### Problem to work on
Omit all images. Transcribe the rest of the material below exactly.

_ _ _ _ _

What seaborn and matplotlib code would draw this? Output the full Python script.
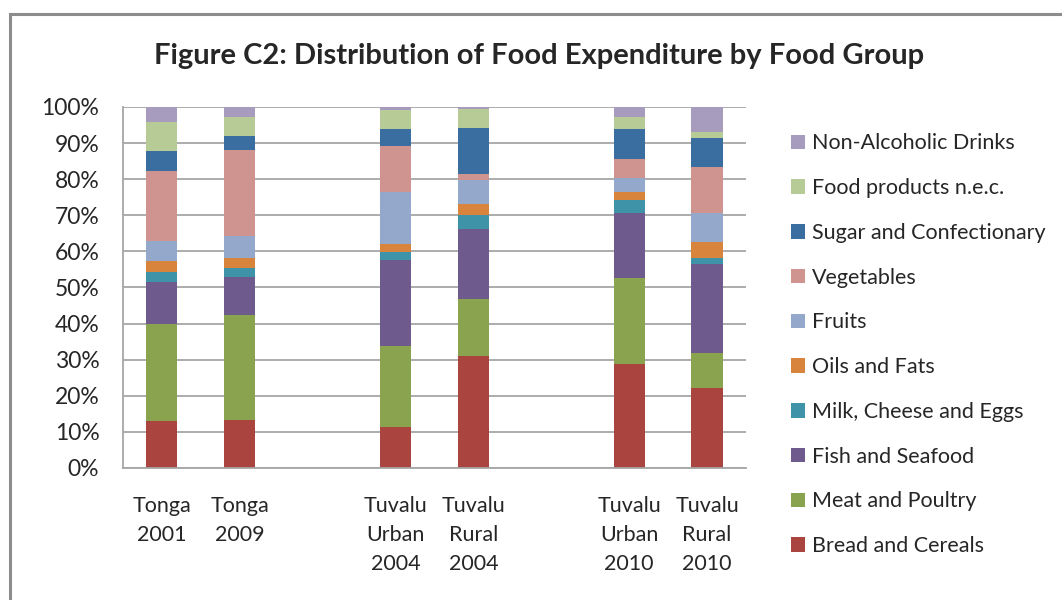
import pandas as pd
import matplotlib.pyplot as plt
import seaborn as sns
from matplotlib.patches import Rectangle, Patch

# survey columns (blank slots give the gaps between the surveys)
surveys = ["Tonga 2001", "Tonga 2009", "Tuvalu Urban 2004", "Tuvalu Rural 2004",
           "Tuvalu Urban 2010", "Tuvalu Rural 2010"]
slot_order = ["Tonga 2001", "Tonga 2009", " ", "Tuvalu Urban 2004", "Tuvalu Rural 2004",
              "  ", "Tuvalu Urban 2010", "Tuvalu Rural 2010"]
slot_labels = ["Tonga\n2001", "Tonga\n2009", "", "Tuvalu\nUrban\n2004", "Tuvalu\nRural\n2004",
               "", "Tuvalu\nUrban\n2010", "Tuvalu\nRural\n2010"]

# food groups, bottom of the stack first
groups = ["Bread and Cereals", "Meat and Poultry", "Fish and Seafood", "Milk, Cheese and Eggs",
          "Oils and Fats", "Fruits", "Vegetables", "Sugar and Confectionary",
          "Food products n.e.c.", "Non-Alcoholic Drinks"]

bread = [12.9, 13.2, 11.4, 30.9, 28.7, 22.1]
meat = [26.9, 29.1, 22.4, 16.0, 23.8, 9.8]
fish = [11.7, 10.6, 23.7, 19.2, 18.1, 24.5]
milk = [2.9, 2.5, 2.2, 4.0, 3.5, 1.9]
oils = [2.9, 2.9, 2.4, 3.0, 2.3, 4.2]
fruits = [5.6, 5.9, 14.3, 6.6, 3.8, 8.1]
vegetables = [19.4, 23.8, 12.7, 1.6, 5.4, 12.9]
sugar = [5.5, 4.0, 4.7, 12.8, 8.2, 7.8]
food_nec = [8.1, 5.3, 5.3, 5.3, 3.4, 1.7]
drinks = [4.1, 2.7, 0.9, 0.6, 2.8, 7.0]

colors = ["#A9443F", "#89A34E", "#6F5A8E", "#3E93A8", "#D9843C",
          "#93A8CB", "#CF9390", "#3A6EA1", "#B7CB96", "#A79BBE"]

df = pd.DataFrame([bread, meat, fish, milk, oils, fruits, vegetables, sugar, food_nec, drinks],
                  index=groups, columns=surveys).T
# normalise to 100% and stack
df = df.div(df.sum(axis=1), axis=0) * 100
cum = df.cumsum(axis=1).reset_index().rename(columns={"index": "Survey"})

sns.set_style("white")
plt.rcParams['font.family'] = ['Lato', 'DejaVu Sans']

fig = plt.figure(figsize=(10.62, 6), dpi=100)
ax = fig.add_axes([0.1158, 0.22, 0.5866, 0.6017])

# draw from the top of the stack down so each layer covers the one above
for g, c in reversed(list(zip(groups, colors))):
    sns.barplot(data=cum, x="Survey", y=g, order=slot_order, color=c,
                width=0.4, saturation=1, linewidth=0, ax=ax)

ax.set_ylim(0, 100)
ax.set_xlim(-0.5, 7.5)
ax.set_yticks(range(0, 101, 10))
ax.set_yticklabels([f"{v}%" for v in range(0, 101, 10)], fontsize=16.5)
ax.yaxis.grid(True, color="#A6A6A6", linewidth=1.3)
ax.set_axisbelow(True)

ax.set_xticks(range(8))
ax.set_xticklabels(slot_labels, fontsize=15.5, linespacing=1.56, va="top")
ax.set_xticks([i - 0.5 for i in range(9)], minor=True)
ax.tick_params(axis="x", which="major", length=0, pad=20)
ax.tick_params(axis="x", which="minor", length=5, color="#A6A6A6", width=1.2, direction="out")
ax.tick_params(axis="y", length=7, color="#A6A6A6", width=1.2, direction="out", pad=10)
ax.set_xlabel("")
ax.set_ylabel("")

for s in ["top", "right"]:
    ax.spines[s].set_visible(False)
for s in ["left", "bottom"]:
    ax.spines[s].set_color("#A6A6A6")
    ax.spines[s].set_linewidth(1.3)

fig.text(0.508, 0.907, "Figure C2: Distribution of Food Expenditure by Food Group",
         ha="center", va="center", fontsize=21, fontweight="bold")

handles = [Patch(facecolor=c, edgecolor="none") for c in colors]
leg = fig.legend(handles[::-1], groups[::-1], loc="upper left", bbox_to_anchor=(0.727, 0.81),
                 frameon=False, fontsize=15.5, labelspacing=1.15, handlelength=0.65,
                 handleheight=0.65, handletextpad=0.3)

# outer chart border
fig.patches.append(Rectangle((10 / 1062, -0.05), 1.1, (600 - 14) / 600 + 0.05,
                             transform=fig.transFigure, fill=False,
                             edgecolor="#8C8C8C", linewidth=2.2))

plt.savefig("out.png", dpi=100)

_ _ _ _ _

### Correct response
What seaborn and matplotlib code would draw this? Output the full Python script.
import pandas as pd
import matplotlib.pyplot as plt
import seaborn as sns
from matplotlib.patches import Rectangle, Patch

# survey columns (blank slots give the gaps between the surveys)
surveys = ["Tonga 2001", "Tonga 2009", "Tuvalu Urban 2004", "Tuvalu Rural 2004",
           "Tuvalu Urban 2010", "Tuvalu Rural 2010"]
slot_order = ["Tonga 2001", "Tonga 2009", " ", "Tuvalu Urban 2004", "Tuvalu Rural 2004",
              "  ", "Tuvalu Urban 2010", "Tuvalu Rural 2010"]
slot_labels = ["Tonga\n2001", "Tonga\n2009", "", "Tuvalu\nUrban\n2004", "Tuvalu\nRural\n2004",
               "", "Tuvalu\nUrban\n2010", "Tuvalu\nRural\n2010"]

# food groups, bottom of the stack first
groups = ["Bread and Cereals", "Meat and Poultry", "Fish and Seafood", "Milk, Cheese and Eggs",
          "Oils and Fats", "Fruits", "Vegetables", "Sugar and Confectionary",
          "Food products n.e.c.", "Non-Alcoholic Drinks"]

bread = [12.9, 13.2, 11.4, 30.9, 28.7, 22.1]
meat = [26.9, 29.1, 22.4, 16.0, 23.8, 9.8]
fish = [11.7, 10.6, 23.7, 19.2, 18.1, 24.5]
milk = [2.9, 2.5, 2.2, 4.0, 3.5, 1.9]
oils = [2.9, 2.9, 2.4, 3.0, 2.3, 4.2]
fruits = [5.6, 5.9, 14.3, 6.6, 3.8, 8.1]
vegetables = [19.4, 23.8, 12.7, 1.6, 5.4, 12.9]
sugar = [5.5, 4.0, 4.7, 12.8, 8.2, 7.8]
food_nec = [8.1, 5.3, 5.3, 5.3, 3.4, 1.7]
drinks = [4.1, 2.7, 0.9, 0.6, 2.8, 7.0]

colors = ["#A9443F", "#89A34E", "#6F5A8E", "#3E93A8", "#D9843C",
          "#93A8CB", "#CF9390", "#3A6EA1", "#B7CB96", "#A79BBE"]

df = pd.DataFrame([bread, meat, fish, milk, oils, fruits, vegetables, sugar, food_nec, drinks],
                  index=groups, columns=surveys).T
# normalise to 100% and stack
df = df.div(df.sum(axis=1), axis=0) * 100
cum = df.cumsum(axis=1).reset_index().rename(columns={"index": "Survey"})

sns.set_style("white")
plt.rcParams['font.family'] = ['Lato', 'DejaVu Sans']

fig = plt.figure(figsize=(10.62, 6), dpi=100)
ax = fig.add_axes([0.1158, 0.22, 0.5866, 0.6017])

# draw from the top of the stack down so each layer covers the one above
for g, c in reversed(list(zip(groups, colors))):
    sns.barplot(data=cum, x="Survey", y=g, order=slot_order, color=c,
                width=0.4, saturation=1, linewidth=0, ax=ax)

ax.set_ylim(0, 100)
ax.set_xlim(-0.5, 7.5)
ax.set_yticks(range(0, 101, 10))
ax.set_yticklabels([f"{v}%" for v in range(0, 101, 10)], fontsize=16.5)
ax.yaxis.grid(True, color="#A6A6A6", linewidth=1.3)
ax.set_axisbelow(True)

ax.set_xticks(range(8))
ax.set_xticklabels(slot_labels, fontsize=15.5, linespacing=1.56, va="top")
ax.set_xticks([i - 0.5 for i in range(9)], minor=True)
ax.tick_params(axis="x", which="major", length=0, pad=20)
ax.tick_params(axis="x", which="minor", length=5, color="#A6A6A6", width=1.2, direction="out")
ax.tick_params(axis="y", length=7, color="#A6A6A6", width=1.2, direction="out", pad=10)
ax.set_xlabel("")
ax.set_ylabel("")

for s in ["top", "right"]:
    ax.spines[s].set_visible(False)
for s in ["left", "bottom"]:
    ax.spines[s].set_color("#A6A6A6")
    ax.spines[s].set_linewidth(1.3)

fig.text(0.508, 0.907, "Figure C2: Distribution of Food Expenditure by Food Group",
         ha="center", va="center", fontsize=21, fontweight="bold")

handles = [Patch(facecolor=c, edgecolor="none") for c in colors]
leg = fig.legend(handles[::-1], groups[::-1], loc="upper left", bbox_to_anchor=(0.727, 0.81),
                 frameon=False, fontsize=15.5, labelspacing=1.15, handlelength=0.65,
                 handleheight=0.65, handletextpad=0.3)

# outer chart border
fig.patches.append(Rectangle((10 / 1062, -0.05), 1.1, (600 - 14) / 600 + 0.05,
                             transform=fig.transFigure, fill=False,
                             edgecolor="#8C8C8C", linewidth=2.2))

plt.savefig("out.png", dpi=100)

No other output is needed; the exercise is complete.